→ **TASK DIRECTIONS**:
Below is a listing to write out in full, exactly as given, without its pictures.

→ **DATASET EXCERPT**:
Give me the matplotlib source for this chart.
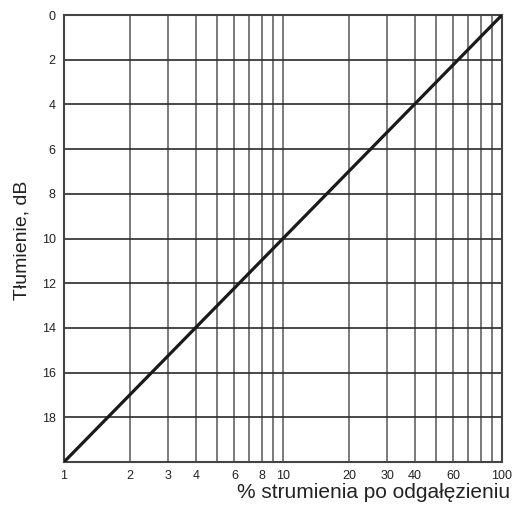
import matplotlib.pyplot as plt
import numpy as np
from matplotlib.ticker import FixedLocator, NullFormatter

# line end points: % of flow vs attenuation
flow_pct = [1, 100]
atten_db = [20, 0]

grid_x = [1, 2, 3, 4, 5, 6, 7, 8, 9, 10, 20, 30, 40, 50, 60, 70, 80, 90, 100]
label_x = [1, 2, 3, 4, 6, 8, 10, 20, 30, 40, 60, 100]
label_y = [0, 2, 4, 6, 8, 10, 12, 14, 16, 18]
grid_y = [0, 2, 4, 6, 8, 10, 12, 14, 16, 18, 20]


def main():
    plt.rcParams['font.family'] = ['Liberation Sans', 'DejaVu Sans']
    fig = plt.figure(figsize=(5.13, 5.07), dpi=100)
    ax = fig.add_axes([64 / 513, 1 - 462 / 507, 438 / 513, 447 / 507])

    ax.set_xscale('log')
    ax.set_xlim(1, 100)
    ax.set_ylim(20, 0)

    for gx in grid_x:
        ax.axvline(gx, color='#707070', lw=1.3, zorder=1)
    for gy in grid_y:
        ax.axhline(gy, color='#2a2a2a', lw=1.2, zorder=1)

    ax.plot(flow_pct, atten_db, color='#1a1a1a', lw=2.3, zorder=3)

    ax.xaxis.set_major_locator(FixedLocator(label_x))
    ax.xaxis.set_minor_locator(FixedLocator([]))
    ax.xaxis.set_minor_formatter(NullFormatter())
    ax.set_xticklabels([str(v) for v in label_x])
    ax.set_yticks(label_y)
    ax.set_yticklabels([str(v) for v in label_y])
    ax.tick_params(length=0, labelsize=9, colors='#222222', pad=6)

    for s in ax.spines.values():
        s.set_color('#444444')
        s.set_linewidth(1.5)

    fig.text(22 / 513, 1 - 240 / 507, 'Tłumienie, dB', rotation=90,
             ha='center', va='center', fontsize=14, color='#222222')
    fig.text(510 / 513, 1 - 493 / 507, '% strumienia po odgałęzieniu',
             ha='right', va='center', fontsize=15, color='#222222')

    plt.savefig('out.png')


if __name__ == '__main__':
    main()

→ **EXPECTED ANSWER**:
Give me the matplotlib source for this chart.
import matplotlib.pyplot as plt
import numpy as np
from matplotlib.ticker import FixedLocator, NullFormatter

# line end points: % of flow vs attenuation
flow_pct = [1, 100]
atten_db = [20, 0]

grid_x = [1, 2, 3, 4, 5, 6, 7, 8, 9, 10, 20, 30, 40, 50, 60, 70, 80, 90, 100]
label_x = [1, 2, 3, 4, 6, 8, 10, 20, 30, 40, 60, 100]
label_y = [0, 2, 4, 6, 8, 10, 12, 14, 16, 18]
grid_y = [0, 2, 4, 6, 8, 10, 12, 14, 16, 18, 20]


def main():
    plt.rcParams['font.family'] = ['Liberation Sans', 'DejaVu Sans']
    fig = plt.figure(figsize=(5.13, 5.07), dpi=100)
    ax = fig.add_axes([64 / 513, 1 - 462 / 507, 438 / 513, 447 / 507])

    ax.set_xscale('log')
    ax.set_xlim(1, 100)
    ax.set_ylim(20, 0)

    for gx in grid_x:
        ax.axvline(gx, color='#707070', lw=1.3, zorder=1)
    for gy in grid_y:
        ax.axhline(gy, color='#2a2a2a', lw=1.2, zorder=1)

    ax.plot(flow_pct, atten_db, color='#1a1a1a', lw=2.3, zorder=3)

    ax.xaxis.set_major_locator(FixedLocator(label_x))
    ax.xaxis.set_minor_locator(FixedLocator([]))
    ax.xaxis.set_minor_formatter(NullFormatter())
    ax.set_xticklabels([str(v) for v in label_x])
    ax.set_yticks(label_y)
    ax.set_yticklabels([str(v) for v in label_y])
    ax.tick_params(length=0, labelsize=9, colors='#222222', pad=6)

    for s in ax.spines.values():
        s.set_color('#444444')
        s.set_linewidth(1.5)

    fig.text(22 / 513, 1 - 240 / 507, 'Tłumienie, dB', rotation=90,
             ha='center', va='center', fontsize=14, color='#222222')
    fig.text(510 / 513, 1 - 493 / 507, '% strumienia po odgałęzieniu',
             ha='right', va='center', fontsize=15, color='#222222')

    plt.savefig('out.png')


if __name__ == '__main__':
    main()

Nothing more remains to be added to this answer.